The biggest sin in that project was the seamingly random use of the 2 datatype. A better way to handle it would have been to simply choose one or the other datatypes and refactor the existing database. If it is a new and smaller database, my personal recommendation would be to use DATETIME, but obviously that depends on what the database is being used for and the range and precision of data being stored. In this scenarion I'm choosing DATETIME over TIMESTAMP mainly beacuse of the wider range of data stored and the fact that the DATETIME datatype returns the actual data stored without any conversion.

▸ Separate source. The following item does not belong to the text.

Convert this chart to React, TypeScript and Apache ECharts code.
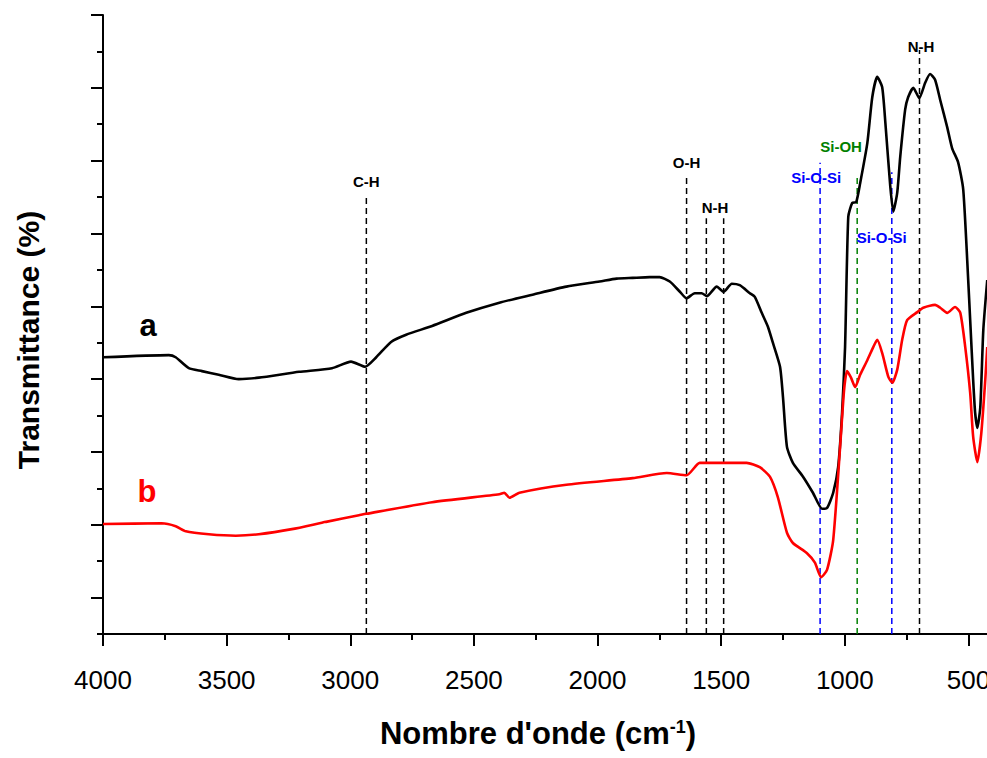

Regardless of what datatype is being used, there should be consensus of how a date and time is handled throughout the entire system (not just the database). If the system is supposed to be used in more than one timezone (or could be used in more timezones in the future) I would absolutely suggest to store everything in UTC and configure the OS and database to reflect that. Local timezone conversions would then happen further down the line in user-facing operations when needed. The database would then always return the data in a specific format in a set timezone.
Alternatives could be to use DATE or BIGINT instead. The DATE datatype is better if the data to store does not contain time (birthday and similar), but technically you could end up with the timezone issue here as well. BIGINT could be used to store the number of milliseconds from a specific point in time (Epoch) and then convert that to a readable datetime when needed. With BIGINT you don't have to worry about datatype precision between different versions of the database, but it is a more "custom" option.